• **EXERCISE**
Copy, in full, each line of the material that holds the word "this".

• **DATA ENTRIES**
────
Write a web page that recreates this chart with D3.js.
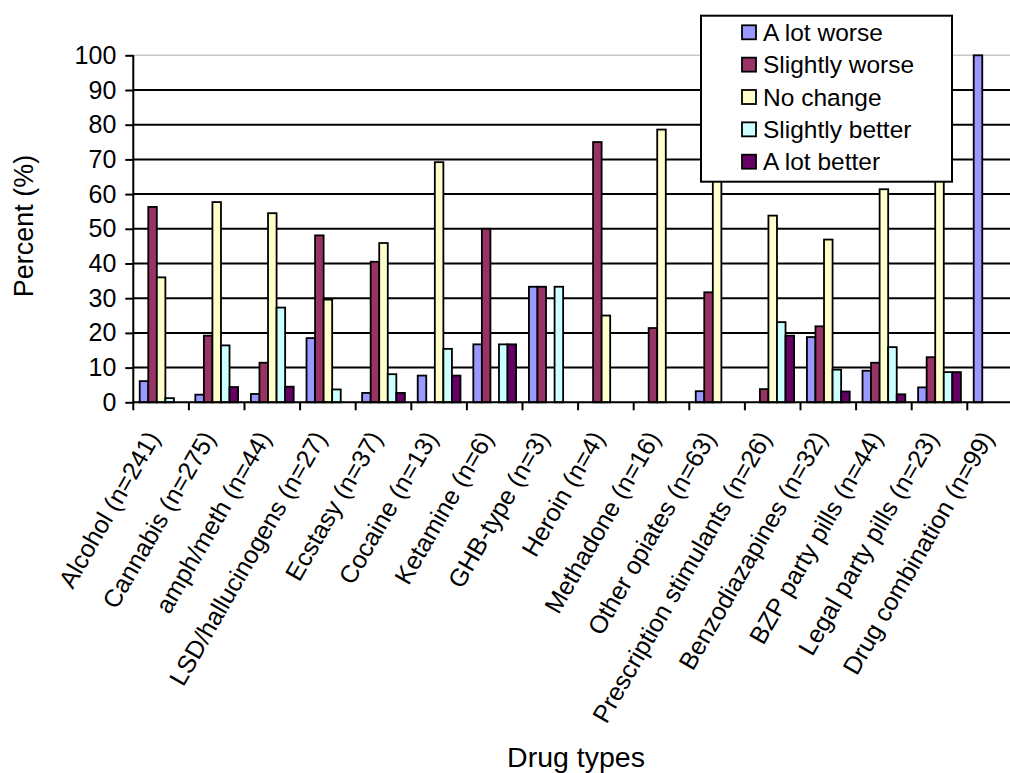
────
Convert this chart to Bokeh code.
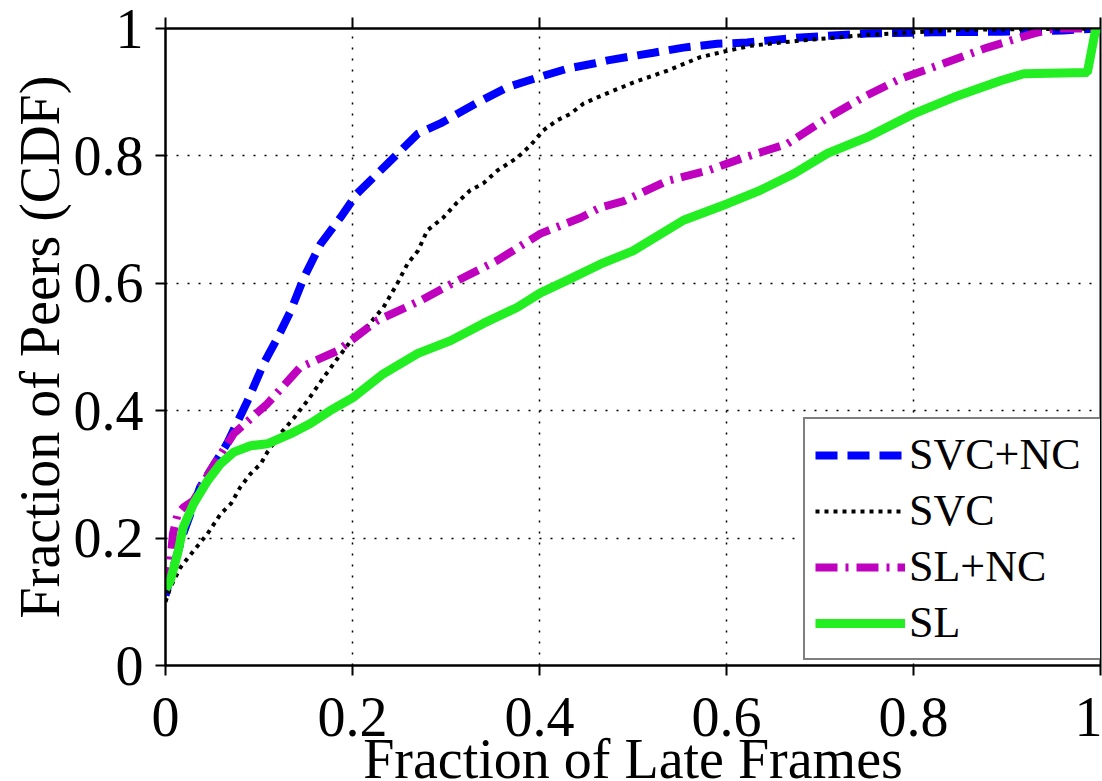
────
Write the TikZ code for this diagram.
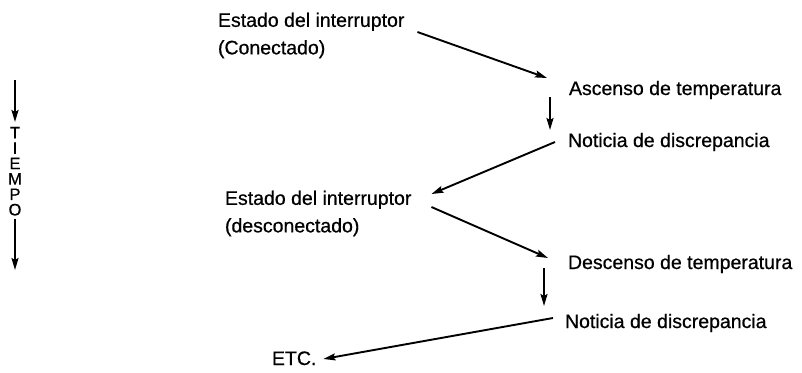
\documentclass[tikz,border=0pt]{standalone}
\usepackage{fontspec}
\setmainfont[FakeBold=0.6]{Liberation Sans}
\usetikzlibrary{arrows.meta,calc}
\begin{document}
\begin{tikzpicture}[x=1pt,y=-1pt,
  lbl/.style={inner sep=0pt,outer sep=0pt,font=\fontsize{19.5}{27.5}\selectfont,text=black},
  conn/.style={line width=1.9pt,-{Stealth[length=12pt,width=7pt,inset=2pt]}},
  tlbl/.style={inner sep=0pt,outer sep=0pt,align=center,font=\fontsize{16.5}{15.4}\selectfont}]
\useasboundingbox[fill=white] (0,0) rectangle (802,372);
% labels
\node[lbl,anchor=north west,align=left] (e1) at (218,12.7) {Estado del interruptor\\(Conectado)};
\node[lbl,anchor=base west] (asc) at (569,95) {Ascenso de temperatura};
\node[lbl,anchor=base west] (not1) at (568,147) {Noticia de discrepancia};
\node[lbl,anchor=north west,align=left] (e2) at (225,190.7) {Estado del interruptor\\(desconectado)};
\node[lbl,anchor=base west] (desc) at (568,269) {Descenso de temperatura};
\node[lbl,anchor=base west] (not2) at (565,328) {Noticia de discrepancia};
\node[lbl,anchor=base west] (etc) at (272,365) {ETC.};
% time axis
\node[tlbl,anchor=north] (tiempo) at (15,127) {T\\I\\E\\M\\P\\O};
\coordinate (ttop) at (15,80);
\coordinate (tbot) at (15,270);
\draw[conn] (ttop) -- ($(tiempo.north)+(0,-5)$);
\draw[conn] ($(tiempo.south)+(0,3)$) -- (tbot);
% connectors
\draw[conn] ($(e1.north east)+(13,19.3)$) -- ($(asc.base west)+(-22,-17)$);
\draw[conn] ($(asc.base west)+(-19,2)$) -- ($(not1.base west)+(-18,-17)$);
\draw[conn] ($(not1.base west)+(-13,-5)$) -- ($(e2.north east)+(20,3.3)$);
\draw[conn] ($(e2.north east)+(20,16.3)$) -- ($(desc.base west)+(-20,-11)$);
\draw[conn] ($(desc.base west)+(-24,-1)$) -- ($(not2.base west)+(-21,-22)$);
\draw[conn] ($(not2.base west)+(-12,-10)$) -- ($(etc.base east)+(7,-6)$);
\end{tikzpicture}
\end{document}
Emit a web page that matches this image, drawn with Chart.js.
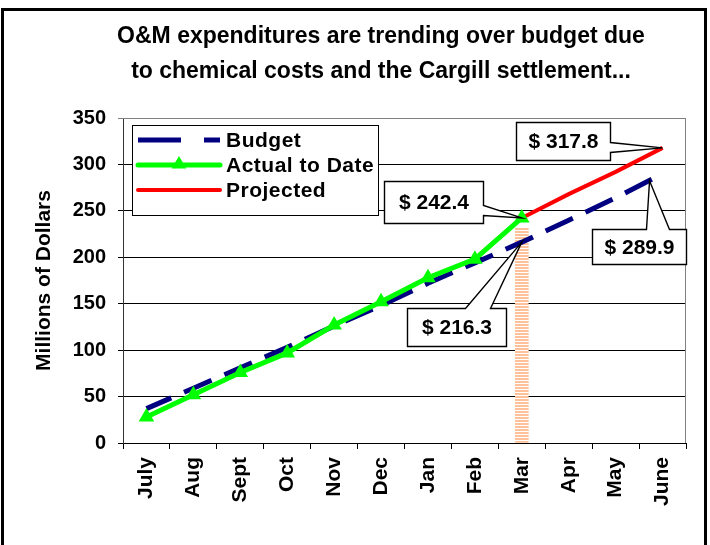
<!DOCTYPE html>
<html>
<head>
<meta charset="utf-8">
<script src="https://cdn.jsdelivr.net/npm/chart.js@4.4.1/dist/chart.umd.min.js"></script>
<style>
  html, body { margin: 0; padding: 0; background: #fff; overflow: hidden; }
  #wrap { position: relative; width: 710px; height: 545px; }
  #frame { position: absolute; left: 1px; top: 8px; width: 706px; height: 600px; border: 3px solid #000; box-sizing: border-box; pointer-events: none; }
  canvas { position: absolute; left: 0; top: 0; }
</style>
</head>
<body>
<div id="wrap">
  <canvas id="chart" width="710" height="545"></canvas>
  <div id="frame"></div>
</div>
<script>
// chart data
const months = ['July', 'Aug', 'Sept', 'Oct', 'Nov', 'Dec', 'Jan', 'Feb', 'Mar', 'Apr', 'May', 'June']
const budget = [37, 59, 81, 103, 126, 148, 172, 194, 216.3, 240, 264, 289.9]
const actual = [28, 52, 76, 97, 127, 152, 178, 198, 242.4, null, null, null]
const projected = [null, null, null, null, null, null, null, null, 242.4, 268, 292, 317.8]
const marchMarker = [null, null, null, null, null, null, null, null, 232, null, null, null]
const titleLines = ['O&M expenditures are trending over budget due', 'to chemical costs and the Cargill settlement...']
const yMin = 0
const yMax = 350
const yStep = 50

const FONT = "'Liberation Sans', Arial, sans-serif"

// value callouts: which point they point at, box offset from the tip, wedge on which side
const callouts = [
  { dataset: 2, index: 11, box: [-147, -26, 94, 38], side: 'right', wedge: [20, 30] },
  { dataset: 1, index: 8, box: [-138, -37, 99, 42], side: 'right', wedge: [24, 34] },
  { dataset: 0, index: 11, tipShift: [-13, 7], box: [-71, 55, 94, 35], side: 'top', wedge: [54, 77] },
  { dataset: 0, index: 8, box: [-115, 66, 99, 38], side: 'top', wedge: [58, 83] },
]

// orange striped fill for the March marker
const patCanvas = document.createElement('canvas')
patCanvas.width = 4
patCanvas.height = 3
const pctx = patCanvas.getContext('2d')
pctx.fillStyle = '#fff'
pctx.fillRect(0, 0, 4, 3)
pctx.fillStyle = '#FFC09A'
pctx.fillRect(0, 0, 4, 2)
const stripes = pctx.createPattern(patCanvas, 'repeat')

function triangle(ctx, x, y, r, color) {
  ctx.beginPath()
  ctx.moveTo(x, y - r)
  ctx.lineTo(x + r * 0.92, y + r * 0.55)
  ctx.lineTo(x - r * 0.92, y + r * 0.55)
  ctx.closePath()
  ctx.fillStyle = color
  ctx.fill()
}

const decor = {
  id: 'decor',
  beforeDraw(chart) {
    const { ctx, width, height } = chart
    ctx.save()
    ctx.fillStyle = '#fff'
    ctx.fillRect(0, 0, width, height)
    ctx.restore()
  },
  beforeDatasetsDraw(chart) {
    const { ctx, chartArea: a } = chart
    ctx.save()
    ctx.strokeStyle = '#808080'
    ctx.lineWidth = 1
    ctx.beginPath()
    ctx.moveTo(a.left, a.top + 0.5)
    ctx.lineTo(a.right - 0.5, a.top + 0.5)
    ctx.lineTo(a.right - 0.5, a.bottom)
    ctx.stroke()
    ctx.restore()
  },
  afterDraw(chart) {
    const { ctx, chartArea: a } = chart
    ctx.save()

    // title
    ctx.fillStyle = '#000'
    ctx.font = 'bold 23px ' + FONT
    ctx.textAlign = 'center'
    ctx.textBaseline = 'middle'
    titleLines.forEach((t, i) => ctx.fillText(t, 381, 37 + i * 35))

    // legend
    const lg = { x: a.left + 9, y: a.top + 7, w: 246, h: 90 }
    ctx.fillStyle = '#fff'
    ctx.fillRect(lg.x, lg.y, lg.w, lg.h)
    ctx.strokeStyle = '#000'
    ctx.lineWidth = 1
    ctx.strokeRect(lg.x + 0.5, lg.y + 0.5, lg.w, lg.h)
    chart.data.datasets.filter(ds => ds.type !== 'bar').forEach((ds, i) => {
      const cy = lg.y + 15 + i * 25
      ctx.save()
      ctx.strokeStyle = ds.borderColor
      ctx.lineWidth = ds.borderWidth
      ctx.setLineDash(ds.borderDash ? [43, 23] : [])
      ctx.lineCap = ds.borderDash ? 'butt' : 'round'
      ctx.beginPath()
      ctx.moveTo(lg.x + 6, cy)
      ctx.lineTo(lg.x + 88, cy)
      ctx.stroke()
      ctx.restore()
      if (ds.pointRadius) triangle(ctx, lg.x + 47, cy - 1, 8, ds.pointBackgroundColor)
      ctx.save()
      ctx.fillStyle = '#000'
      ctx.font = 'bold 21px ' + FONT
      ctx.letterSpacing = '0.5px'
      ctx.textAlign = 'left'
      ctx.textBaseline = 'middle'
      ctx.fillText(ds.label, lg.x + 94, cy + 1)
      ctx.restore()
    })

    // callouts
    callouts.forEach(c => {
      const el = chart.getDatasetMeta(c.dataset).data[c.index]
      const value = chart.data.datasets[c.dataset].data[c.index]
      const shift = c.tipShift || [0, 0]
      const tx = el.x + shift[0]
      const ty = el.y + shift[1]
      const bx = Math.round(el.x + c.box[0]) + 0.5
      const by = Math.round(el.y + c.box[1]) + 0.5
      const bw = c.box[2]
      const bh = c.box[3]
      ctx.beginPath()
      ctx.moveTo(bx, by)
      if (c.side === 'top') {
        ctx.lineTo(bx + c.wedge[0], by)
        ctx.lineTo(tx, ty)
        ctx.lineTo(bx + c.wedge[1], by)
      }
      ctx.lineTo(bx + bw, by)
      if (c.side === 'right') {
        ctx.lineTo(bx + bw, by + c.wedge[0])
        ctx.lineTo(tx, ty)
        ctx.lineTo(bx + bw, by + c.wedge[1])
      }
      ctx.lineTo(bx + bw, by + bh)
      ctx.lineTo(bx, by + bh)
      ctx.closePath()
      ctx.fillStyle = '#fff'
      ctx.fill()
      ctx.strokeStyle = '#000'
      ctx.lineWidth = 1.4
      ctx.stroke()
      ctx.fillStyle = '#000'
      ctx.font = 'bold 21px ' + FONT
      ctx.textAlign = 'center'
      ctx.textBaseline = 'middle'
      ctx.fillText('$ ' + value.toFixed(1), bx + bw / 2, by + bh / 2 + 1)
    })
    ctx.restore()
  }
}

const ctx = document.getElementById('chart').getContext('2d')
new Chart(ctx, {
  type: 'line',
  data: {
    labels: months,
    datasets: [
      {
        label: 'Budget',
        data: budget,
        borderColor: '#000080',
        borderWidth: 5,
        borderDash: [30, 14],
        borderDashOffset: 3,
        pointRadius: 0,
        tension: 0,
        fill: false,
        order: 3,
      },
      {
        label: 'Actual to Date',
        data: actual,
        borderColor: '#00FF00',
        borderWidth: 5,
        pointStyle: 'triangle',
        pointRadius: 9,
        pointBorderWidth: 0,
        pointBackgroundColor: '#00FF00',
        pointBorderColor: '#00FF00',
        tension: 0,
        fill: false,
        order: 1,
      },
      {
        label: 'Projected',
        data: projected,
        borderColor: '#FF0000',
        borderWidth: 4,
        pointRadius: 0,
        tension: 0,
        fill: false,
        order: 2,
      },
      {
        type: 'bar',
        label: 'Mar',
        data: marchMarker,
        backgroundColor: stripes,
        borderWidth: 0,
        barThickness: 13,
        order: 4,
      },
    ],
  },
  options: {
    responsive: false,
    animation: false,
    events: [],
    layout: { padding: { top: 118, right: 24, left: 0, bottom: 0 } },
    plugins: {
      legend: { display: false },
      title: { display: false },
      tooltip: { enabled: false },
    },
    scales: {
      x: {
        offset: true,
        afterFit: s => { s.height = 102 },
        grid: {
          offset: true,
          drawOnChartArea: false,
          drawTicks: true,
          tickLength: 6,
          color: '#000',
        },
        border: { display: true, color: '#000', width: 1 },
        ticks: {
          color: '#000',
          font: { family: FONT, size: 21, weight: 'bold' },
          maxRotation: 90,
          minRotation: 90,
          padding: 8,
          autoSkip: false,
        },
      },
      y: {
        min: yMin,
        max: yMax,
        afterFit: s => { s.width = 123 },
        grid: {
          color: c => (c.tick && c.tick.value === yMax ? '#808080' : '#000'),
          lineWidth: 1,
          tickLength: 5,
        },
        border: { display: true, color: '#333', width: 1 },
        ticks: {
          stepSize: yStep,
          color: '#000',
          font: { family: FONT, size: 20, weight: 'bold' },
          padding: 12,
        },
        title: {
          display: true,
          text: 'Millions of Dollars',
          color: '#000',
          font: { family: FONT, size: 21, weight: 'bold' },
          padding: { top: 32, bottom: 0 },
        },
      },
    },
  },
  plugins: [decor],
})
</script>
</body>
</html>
────
• **TASK SOLUTION**
Write a web page that recreates this chart with D3.js.
Convert this chart to Bokeh code.
Write the TikZ code for this diagram.
Emit a web page that matches this image, drawn with Chart.js.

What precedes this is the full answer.